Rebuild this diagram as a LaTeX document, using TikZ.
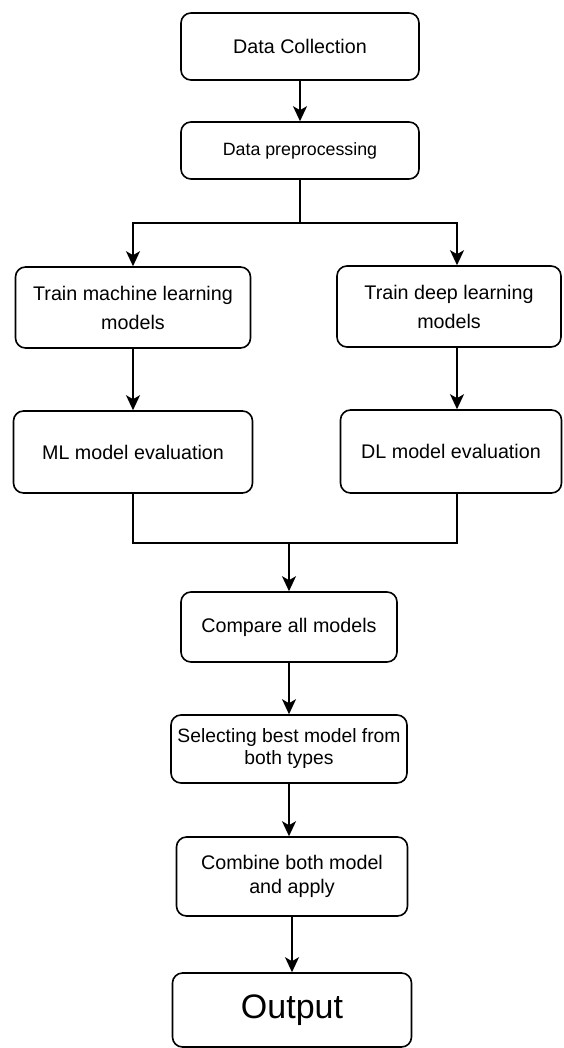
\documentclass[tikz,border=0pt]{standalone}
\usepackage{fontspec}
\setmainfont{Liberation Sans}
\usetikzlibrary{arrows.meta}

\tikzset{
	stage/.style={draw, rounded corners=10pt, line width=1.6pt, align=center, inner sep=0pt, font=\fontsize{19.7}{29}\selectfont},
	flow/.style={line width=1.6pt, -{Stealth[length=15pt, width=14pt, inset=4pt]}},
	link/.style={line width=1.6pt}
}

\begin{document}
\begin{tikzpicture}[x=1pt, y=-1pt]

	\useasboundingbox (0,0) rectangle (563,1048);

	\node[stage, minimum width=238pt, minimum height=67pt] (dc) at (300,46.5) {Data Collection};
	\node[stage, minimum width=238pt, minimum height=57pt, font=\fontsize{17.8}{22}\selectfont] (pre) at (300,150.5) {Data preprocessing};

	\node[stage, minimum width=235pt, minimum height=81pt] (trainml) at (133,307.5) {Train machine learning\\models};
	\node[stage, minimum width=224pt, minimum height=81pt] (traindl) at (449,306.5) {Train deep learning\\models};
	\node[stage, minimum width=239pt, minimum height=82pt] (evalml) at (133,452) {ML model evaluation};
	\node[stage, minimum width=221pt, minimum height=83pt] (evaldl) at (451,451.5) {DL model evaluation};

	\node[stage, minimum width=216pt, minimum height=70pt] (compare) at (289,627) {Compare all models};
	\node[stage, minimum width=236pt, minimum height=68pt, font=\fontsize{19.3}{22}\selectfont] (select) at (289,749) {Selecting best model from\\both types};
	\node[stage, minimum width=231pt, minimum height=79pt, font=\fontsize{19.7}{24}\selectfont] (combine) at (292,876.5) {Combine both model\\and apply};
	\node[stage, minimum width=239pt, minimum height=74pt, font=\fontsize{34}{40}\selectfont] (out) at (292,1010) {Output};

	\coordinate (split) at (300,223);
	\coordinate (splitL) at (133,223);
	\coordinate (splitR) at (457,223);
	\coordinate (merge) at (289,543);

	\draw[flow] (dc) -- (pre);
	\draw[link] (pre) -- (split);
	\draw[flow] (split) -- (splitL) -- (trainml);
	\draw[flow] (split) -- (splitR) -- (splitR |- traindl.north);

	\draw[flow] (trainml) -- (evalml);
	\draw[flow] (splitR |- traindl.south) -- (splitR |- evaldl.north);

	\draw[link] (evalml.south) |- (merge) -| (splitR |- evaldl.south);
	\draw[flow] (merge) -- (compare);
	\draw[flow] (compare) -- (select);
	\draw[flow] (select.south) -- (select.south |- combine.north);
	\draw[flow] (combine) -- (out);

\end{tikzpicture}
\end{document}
**********
» **Instructions to follow**
Reproduce the data word for word, excluding its pictures.

» **Exercise solution**
Rebuild this diagram as a LaTeX document, using TikZ.
\documentclass[tikz,border=0pt]{standalone}
\usepackage{fontspec}
\setmainfont{Liberation Sans}
\usetikzlibrary{arrows.meta}

\tikzset{
	stage/.style={draw, rounded corners=10pt, line width=1.6pt, align=center, inner sep=0pt, font=\fontsize{19.7}{29}\selectfont},
	flow/.style={line width=1.6pt, -{Stealth[length=15pt, width=14pt, inset=4pt]}},
	link/.style={line width=1.6pt}
}

\begin{document}
\begin{tikzpicture}[x=1pt, y=-1pt]

	\useasboundingbox (0,0) rectangle (563,1048);

	\node[stage, minimum width=238pt, minimum height=67pt] (dc) at (300,46.5) {Data Collection};
	\node[stage, minimum width=238pt, minimum height=57pt, font=\fontsize{17.8}{22}\selectfont] (pre) at (300,150.5) {Data preprocessing};

	\node[stage, minimum width=235pt, minimum height=81pt] (trainml) at (133,307.5) {Train machine learning\\models};
	\node[stage, minimum width=224pt, minimum height=81pt] (traindl) at (449,306.5) {Train deep learning\\models};
	\node[stage, minimum width=239pt, minimum height=82pt] (evalml) at (133,452) {ML model evaluation};
	\node[stage, minimum width=221pt, minimum height=83pt] (evaldl) at (451,451.5) {DL model evaluation};

	\node[stage, minimum width=216pt, minimum height=70pt] (compare) at (289,627) {Compare all models};
	\node[stage, minimum width=236pt, minimum height=68pt, font=\fontsize{19.3}{22}\selectfont] (select) at (289,749) {Selecting best model from\\both types};
	\node[stage, minimum width=231pt, minimum height=79pt, font=\fontsize{19.7}{24}\selectfont] (combine) at (292,876.5) {Combine both model\\and apply};
	\node[stage, minimum width=239pt, minimum height=74pt, font=\fontsize{34}{40}\selectfont] (out) at (292,1010) {Output};

	\coordinate (split) at (300,223);
	\coordinate (splitL) at (133,223);
	\coordinate (splitR) at (457,223);
	\coordinate (merge) at (289,543);

	\draw[flow] (dc) -- (pre);
	\draw[link] (pre) -- (split);
	\draw[flow] (split) -- (splitL) -- (trainml);
	\draw[flow] (split) -- (splitR) -- (splitR |- traindl.north);

	\draw[flow] (trainml) -- (evalml);
	\draw[flow] (splitR |- traindl.south) -- (splitR |- evaldl.north);

	\draw[link] (evalml.south) |- (merge) -| (splitR |- evaldl.south);
	\draw[flow] (merge) -- (compare);
	\draw[flow] (compare) -- (select);
	\draw[flow] (select.south) -- (select.south |- combine.north);
	\draw[flow] (combine) -- (out);

\end{tikzpicture}
\end{document}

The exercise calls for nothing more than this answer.